Self-contained tests

You do not want to have to change your tests each time you change your code, so try to write the tests so that they are self-contained. This can be difficult, but pays off in the long term. Writing tests against stable interfaces supports this effort.

Do not over-test

Try to build your tests so that they do not overlap. It is annoying to have many tests covering the same functionality, because one bug in the code will then break many tests at the same time. This is covered by Black’s rule, below.

Feathers’ Rules for Unit tests

Michael Feathers, an agile process consultant and author, writes:

A test is not a unit test if: it talks to the database, it communicates across the network, it touches the file system, it can’t run at the same time as any of your other unit tests, or you have to do special things to your environment (such as editing config files) to run it. Tests that do these things aren’t bad. Often they are worth writing, and they can be written in a unit test harness. However, it is important to be able to separate them from true unit tests so that we can keep a set of tests that we can run fast whenever we make our changes. Never get yourself into a situation where you don’t want to run your unit test suite because it takes too long.

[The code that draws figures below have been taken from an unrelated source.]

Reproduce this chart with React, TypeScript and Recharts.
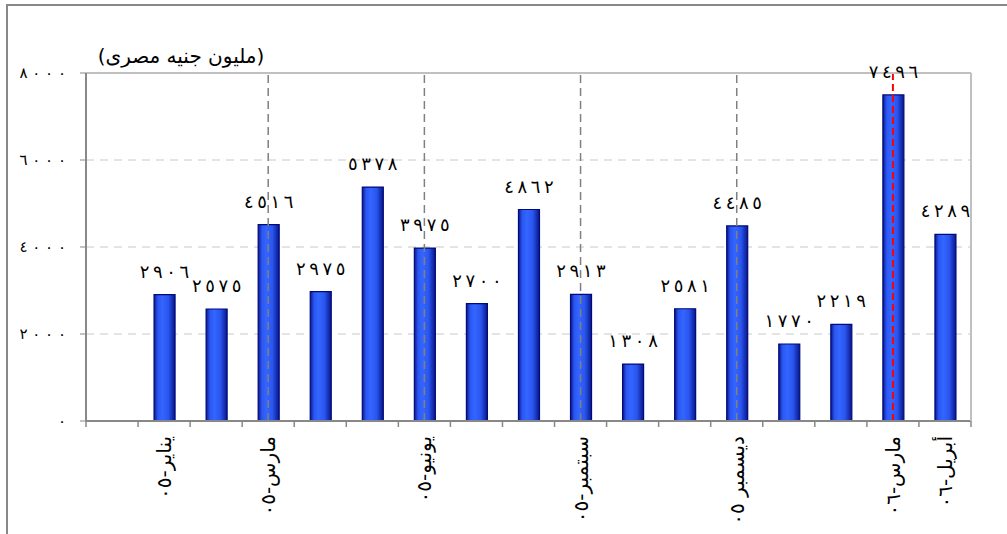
import React from 'react';
import { BarChart, Bar, XAxis, YAxis, CartesianGrid, ReferenceLine, LabelList } from 'recharts';

// first slot is an empty lead-in column, like the original chart
const months = ['pad', '2005-01', '2005-02', '2005-03', '2005-04', '2005-05', '2005-06', '2005-07', '2005-08', '2005-09', '2005-10', '2005-11', '2005-12', '2006-01', '2006-02', '2006-03', '2006-04'];
const monthLabels = ['', 'يناير-٠٥', '', 'مارس-٠٥', '', '', 'يونيو-٠٥', '', '', 'سبتمبر-٠٥', '', '', 'ديسمبر ٠٥', '', '', 'مارس-٠٦', 'أبريل-٠٦'];
const values = [null, 2906, 2575, 4516, 2975, 5378, 3975, 2700, 4862, 2913, 1308, 2581, 4485, 1770, 2219, 7496, 4289];
const yTicks = [0, 2000, 4000, 6000, 8000];
const quarterMarks = ['2005-03', '2005-06', '2005-09', '2005-12'];
const highlightMonth = '2006-03';
const unitTitle = '(مليون جنيه مصرى)';

const FONT = "'DejaVu Sans', sans-serif";

// arabic-indic digits spaced out with non-breaking spaces (recharts wraps on normal ones);
// LRO keeps the digit order, chrome ignores letter-spacing for arabic script
const arabicDigits = (v: any, gap: string) => {
  if (v === null || v === undefined) return '';
  const s = String(v).replace(/\d/g, (d) => '٠١٢٣٤٥٦٧٨٩'[+d]);
  return '\u202D' + s.split('').join(gap) + '\u202C';
};
const axisDigits = (v: any) => arabicDigits(v, '\u00A0');
const labelDigits = (v: any) => arabicDigits(v, '\u2009');

const data = months.map((m, i) => ({ month: m, value: values[i] }));

// category ticks sit between columns (excel style), labels run vertically
const MonthTick = (props: any) => {
  const { x, y, payload, index } = props;
  const half = payload.offset || 0;
  const label = monthLabels[months.indexOf(payload.value)];
  const ty = y + 15;
  return (
    <g>
      <line x1={x - half} x2={x - half} y1={y} y2={y + 6} stroke="#888" strokeWidth={1.5} />
      {index === months.length - 1 && (
        <line x1={x + half} x2={x + half} y1={y} y2={y + 6} stroke="#888" strokeWidth={1.5} />
      )}
      {label && (
        <text
          x={x}
          y={ty}
          dy={7}
          transform={`rotate(-90, ${x}, ${ty})`}
          textAnchor="end"
          fontSize={20}
          fontFamily={FONT}
          fill="#000"
        >
          {label}
        </text>
      )}
    </g>
  );
};

export default function App() {
  return (
    <div style={{ position: 'absolute', left: 0, top: 0, width: 1007, height: 534, background: '#fff' }}>
      <div
        style={{
          position: 'absolute',
          left: 6,
          top: 4,
          right: 0,
          bottom: 0,
          borderTop: '2px solid #888',
          borderLeft: '2px solid #888',
        }}
      />
      <div
        dir="rtl"
        style={{
          position: 'absolute',
          left: 81,
          top: 44,
          width: 200,
          textAlign: 'center',
          fontFamily: FONT,
          fontSize: 20,
          color: '#000',
        }}
      >
        {unitTitle}
      </div>
      <BarChart
        width={1007}
        height={534}
        data={data}
        margin={{ top: 72, right: 35, left: 8, bottom: 13 }}
        barCategoryGap={0}
        style={{ position: 'absolute', left: 0, top: 0 }}
      >
        <defs>
          <linearGradient id="barFill" x1="0" y1="0" x2="1" y2="0">
            <stop offset="0%" stopColor="#0a1a8c" />
            <stop offset="18%" stopColor="#2b56f2" />
            <stop offset="40%" stopColor="#3366ff" />
            <stop offset="68%" stopColor="#2a55ee" />
            <stop offset="100%" stopColor="#07178a" />
          </linearGradient>
        </defs>
        <CartesianGrid horizontal vertical={false} stroke="#c8c8c8" strokeDasharray="8 6" />
        <XAxis
          xAxisId="top"
          orientation="top"
          dataKey="month"
          height={1}
          tick={false}
          tickLine={false}
          axisLine={{ stroke: '#c0c0c0', strokeWidth: 2 }}
        />
        <XAxis
          dataKey="month"
          height={100}
          interval={0}
          tickSize={0}
          tickMargin={0}
          axisLine={{ stroke: '#888', strokeWidth: 2 }}
          tickLine={false}
          tick={<MonthTick />}
        />
        <YAxis
          width={78}
          domain={[0, 8000]}
          ticks={yTicks}
          interval={0}
          tickFormatter={axisDigits}
          tick={{ fontSize: 15, fontFamily: FONT, fill: '#000' }}
          tickSize={6}
          tickMargin={14}
          tickLine={{ stroke: '#888' }}
          axisLine={{ stroke: '#888', strokeWidth: 2 }}
        />
        <YAxis
          yAxisId="right"
          orientation="right"
          width={1}
          domain={[0, 8000]}
          tick={false}
          tickLine={false}
          axisLine={{ stroke: '#c0c0c0', strokeWidth: 2 }}
        />
        <Bar
          dataKey="value"
          barSize={21}
          fill="url(#barFill)"
          stroke="#000a7a"
          strokeWidth={1.2}
          isAnimationActive={false}
        >
          <LabelList
            dataKey="value"
            position="top"
            offset={17}
            formatter={labelDigits}
            style={{ fontSize: 18, fontFamily: FONT, fill: '#000' }}
          />
        </Bar>
        {quarterMarks.map((m) => (
          <ReferenceLine key={m} x={m} stroke="#808080" strokeWidth={1.5} strokeDasharray="8 5" />
        ))}
        <ReferenceLine x={highlightMonth} stroke="#ff0000" strokeWidth={2} strokeDasharray="7 4" />
      </BarChart>
    </div>
  );
}
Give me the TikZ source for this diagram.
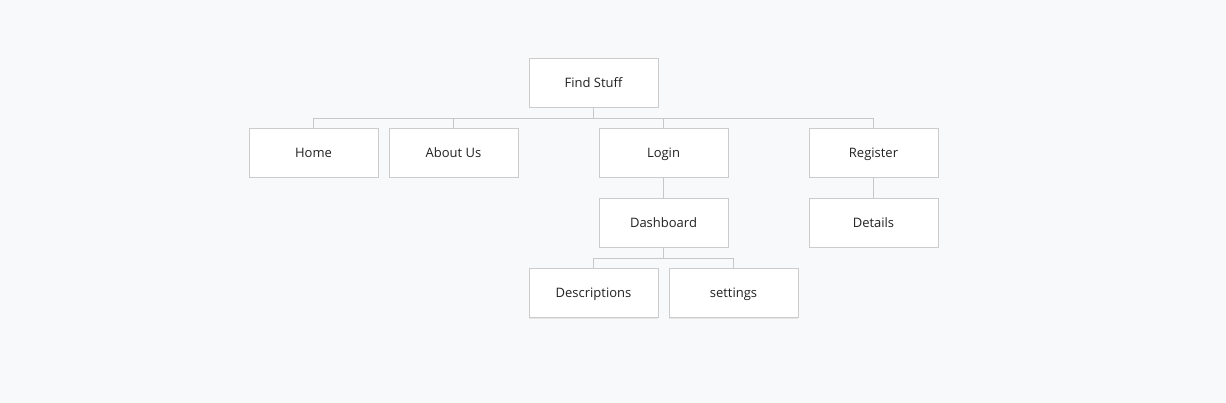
\documentclass[tikz,border=0pt]{standalone}
\usepackage{fontspec}
\setmainfont{Open Sans}
\usetikzlibrary{shadows}
\definecolor{bgc}{RGB}{248,249,250}
\definecolor{linec}{RGB}{200,200,200}
\definecolor{boxc}{RGB}{204,204,204}
\definecolor{txtc}{RGB}{34,34,34}
\begin{document}
\begin{tikzpicture}[x=1pt,y=-1pt,
  box/.style={draw=boxc,line width=0.8pt,fill=white,minimum width=129pt,minimum height=49pt,inner sep=0pt,
    text height=10pt,text depth=0pt,
    font=\fontsize{13}{15}\selectfont,text=txtc,
    drop shadow={shadow xshift=0pt,shadow yshift=-1.5pt,opacity=0.08,fill=black}},
  conn/.style={draw=linec,line width=0.8pt}]
\fill[bgc] (0,0) rectangle (1226,403);
\useasboundingbox (0,0) rectangle (1226,403);
\node[box] (find) at (593.5,82.5) {Find Stuff};
\node[box] (home) at (313.5,152.5) {Home};
\node[box] (about) at (453.5,152.5) {About Us};
\node[box] (login) at (663.5,152.5) {Login};
\node[box] (register) at (873.5,152.5) {Register};
\node[box] (dash) at (663.5,222.5) {Dashboard};
\node[box] (details) at (873.5,222.5) {Details};
\node[box] (desc) at (593.5,292.5) {Descriptions};
\node[box] (settings) at (733.5,292.5) {settings};
\coordinate (bus1) at (593.5,118);
\coordinate (bus2) at (663.5,258);
\foreach \c in {home,about,login,register}{
  \draw[conn] (find.south) -- (bus1) -| (\c.north);
}
\draw[conn] (login.south) -- (dash.north);
\draw[conn] (register.south) -- (details.north);
\foreach \c in {desc,settings}{
  \draw[conn] (dash.south) -- (bus2) -| (\c.north);
}
\end{tikzpicture}
\end{document}
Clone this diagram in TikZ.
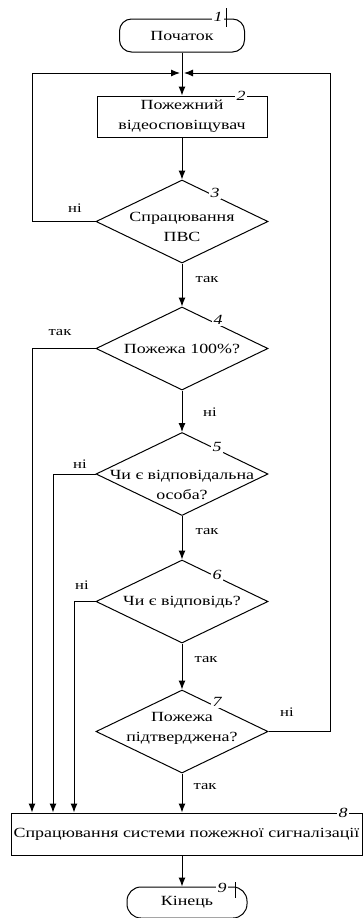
\documentclass[tikz,border=0pt]{standalone}
\usepackage{fontspec}
\setmainfont{Liberation Serif}[FakeStretch=1.28]
\usetikzlibrary{shapes.geometric,arrows.meta}

\begin{document}
\begin{tikzpicture}[x=1pt,y=-1pt,line width=1pt]
	\tikzstyle{terminal} = [draw, rectangle, rounded corners=12pt, inner sep=0pt, font=\fontsize{14}{20}\selectfont]
	\tikzstyle{process} = [draw, rectangle, inner sep=0pt, align=center, font=\fontsize{14}{20}\selectfont]
	\tikzstyle{decision} = [draw, diamond, inner sep=0pt, minimum width=172pt, minimum height=83pt]
	\tikzstyle{dtext} = [inner sep=0pt, align=center, font=\fontsize{14}{20}\selectfont]
	\tikzstyle{flow} = [-{Latex[length=9pt,width=7pt]}]
	\tikzstyle{answer} = [inner sep=0pt, font=\fontsize{13}{16}\selectfont]
	\tikzstyle{num} = [fill=white, inner sep=1.5pt, font=\fontsize{14}{16}\selectfont\itshape]

	\useasboundingbox (0,0) rectangle (363,918);

	\node[terminal, minimum width=125pt, minimum height=33pt] (start) at (182,35.5) {Початок};
	\node[process, minimum width=170pt, minimum height=41pt] (sensor) at (182,116.5) {Пожежний\\відеосповіщувач};
	\node[decision] (pvs) at (182,221.5) {};
	\node[dtext] (pvs text) at (182,227) {Спрацювання\\ПВС};
	\node[decision] (full) at (182,348.5) {};
	\node[dtext] (full text) at (182,349) {Пожежа 100\%?};
	\node[decision] (person) at (182,474) {};
	\node[dtext] (person text) at (182,485) {Чи є відповідальна\\особа?};
	\node[decision] (reply) at (182,601.5) {};
	\node[dtext] (reply text) at (182,602) {Чи є відповідь?};
	\node[decision] (confirm) at (182,731.5) {};
	\node[dtext] (confirm text) at (182,728) {Пожежа\\підтверджена?};
	\node[process, minimum width=351pt, minimum height=42pt] (alarm) at (186.5,834) {Спрацювання системи пожежної сигналізації};
	\node[terminal, rounded corners=14pt, minimum width=120pt, minimum height=31pt] (finish) at (187,902.5) {Кінець};

	\coordinate (join) at (182,73);
	\coordinate (ltop) at (32,73);
	\coordinate (rtop) at (330,73);
	\coordinate (busa) at (32,800);
	\coordinate (busb) at (53,800);
	\coordinate (busc) at (74,800);

	\draw[flow] (start.south) -- (sensor.north);
	\draw[flow] (pvs.west) -| (ltop) -- ([xshift=-2pt]join);
	\draw[flow] (confirm.east) -| (rtop) -- ([xshift=2pt]join);
	\draw[flow] (sensor.south) -- (pvs.north);
	\draw[flow] (pvs.south) -- (full.north);
	\draw[flow] (full.south) -- (person.north);
	\draw[flow] (person.south) -- (reply.north);
	\draw[flow] (reply.south) -- (confirm.north);
	\draw[flow] (confirm.south) -- (confirm.south |- alarm.north);
	\draw[flow] (full.west) -| (busa |- alarm.north);
	\draw[flow] (person.west) -| (busb |- alarm.north);
	\draw[flow] (reply.west) -| (busc |- alarm.north);
	\draw[flow] (alarm.south -| full.south) -- (full.south |- finish.north);

	\node[answer] (a3) at (75,208) {ні};
	\node[answer] (b3) at (207,280) {так};
	\node[answer] (a4) at (60,333) {так};
	\node[answer] (b4) at (210,412) {ні};
	\node[answer] (a5) at (80,464) {ні};
	\node[answer] (b5) at (207,532) {так};
	\node[answer] (a6) at (82,585) {ні};
	\node[answer] (b6) at (206,660) {так};
	\node[answer] (a7) at (287,712) {ні};
	\node[answer] (b7) at (205,787) {так};

	\node[num] (n1) at (218,17) {1};
	\draw (226,8) -- (226,27);
	\node[num] (n2) at (241,96) {2};
	\node[num] (n3) at (215,193) {3};
	\node[num] (n4) at (218,320) {4};
	\node[num] (n5) at (217,447) {5};
	\node[num] (n6) at (217,575) {6};
	\node[num] (n7) at (217,702) {7};
	\node[num] (n8) at (343,813) {8};
	\node[num] (n9) at (222,888) {9};
	\draw (235,882) -- (235,898);
\end{tikzpicture}
\end{document}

Unit Tests vs. Acceptance Tests

Unit tests capture one piece of functionality, and as such make it easier to identify bugs in that functionality. As far as possible try to have unit tests for each method that could possibly fail, and group them per class. However, for certain deeply recursive or complex setup situations, it is easier to write tests that represent a scenario in the larger application. These are called acceptance tests (or integration tests, or functional tests). Tests that break Feathers’ rules may make good acceptance tests. Group acceptance tests according to the functionality that they test. For example, if you are writing a compiler, you might write acceptance tests that make assertions about the code generated for each possible source language statement. Such tests might exercise many classes, and might take a long time to run because they touch the file system. You can write them using SUnit, but you won’t want to run them each time you make a small change, so they should be separated from the true unit tests.

Black’s Rule of Testing

For every test in the system, you should be able to identify some property for which the test increases your confidence. It’s obvious that there should be no important property that you are not testing. This rule states the less obvious fact that there should be no test that does not add value to the system by increasing your confidence that a useful property holds. For example, several tests of the same property do no good. In fact, they do harm in two ways. First, they make it harder to infer the behaviour of the class by reading the tests. Second, because one bug in the code might then break many tests, they make it harder to estimate how many bugs remain in the code. So, have a property in mind when you write a test.